I was about to pull the trigger on this awesome looking RDA then I decided to watch more reviews and I found Vic’s. I’m still tempted though...

Reactions: Like 1 | Agree 1


----------



## LeislB (6/11/20)

I won one and watched Vic's video first and my heart sunk. Watched Mike next and he was very complimentary:



Will have to see when I get it. Not too pricey so may be worth a shot?

Reactions: Like 3


----------



## Rob Fisher (6/11/20)

I must say I was pleasantly surprised and Mark Todd rates it and he is my go-to reviewer!

Reactions: Like 3 | Agree 1 | Winner 1


----------



## Rob Fisher (6/11/20)

The drip tips are way too short for my liking!

Reactions: Like 1 | Winner 4


----------



## Rob Fisher (6/11/20)



Reactions: Like 1 | Winner 3 | Informative 1


----------



## OnePowerfulCorsa (6/11/20)

Grand Guru said:


> I was about to pull the trigger on this awesome looking RDA then I decided to watch more reviews and I found Vic’s. I’m still tempted though...




He is being strangely difficult sort of like Jai Haze. The RDA is meant for smaller coils as the tool that comes with it suggests.

Reactions: Like 2 | Agree 2


----------



## OnePowerfulCorsa (6/11/20)

I guess that is why he turned off commenting on the video........

Reactions: Like 2


----------



## Grand Guru (6/11/20)

I usually watch all the renown reviewers vids before buying an item so yes I did see Mark’s and Mike Vapes’ ones
Okay. I take it there’s some politics behind the scene that we are not familiar with... And it’s true @OnePowerfulCorsa, the switched off comments option on Vic’s video tells me there’s some sort of fight between him and the designer.
But, the juice well is very shallow, the airflow is basically limited to 3 fixed options as per chosen top cap and it is in no way adjustable. The metal ring is there more for the esthetics and has little effect on the airflow. So either you’ll find your sweet spot or it’ll go to the bin.

Reactions: Like 3


----------



## LeislB (6/11/20)

Rob Fisher said:


> I must say I was pleasantly surprised and Mark Todd rates it and he is my go-to reviewer!
> View attachment 212838


And is the flavour the real winner here @Rob Fisher?

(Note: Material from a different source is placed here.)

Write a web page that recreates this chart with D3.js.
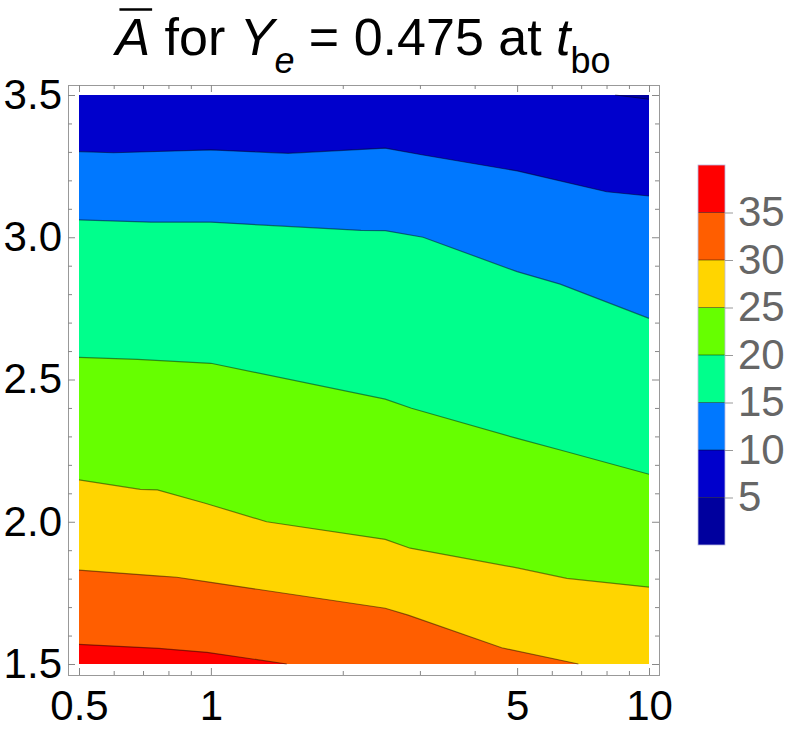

Now, which squonk mod should I get?

Reactions: Like 2


----------



## Rob Fisher (6/11/20)

LeislB said:


> And is the flavour the real winner here @Rob Fisher?
> 
> Now, which squonk mod should I get?



I'm no RDA expert but the flavour was pretty good yes.

Reactions: Informative 4


----------



## Timwis (7/11/20)

I have been giving this every chance as when it first arrived a few weeks ago i thought and still do think it looks great and had high hopes but i'm coming to the realisation that this is one of the worse RDA's i have used. Jack of all trades and absolutely Master of none! Just got to be lucky in either mode if the airflow suits and very muted flavour agree with @Rob Fisher about drip tips, i think they look great but just too low profile!

Reactions: Like 1 | Thanks 1 | Informative 3


----------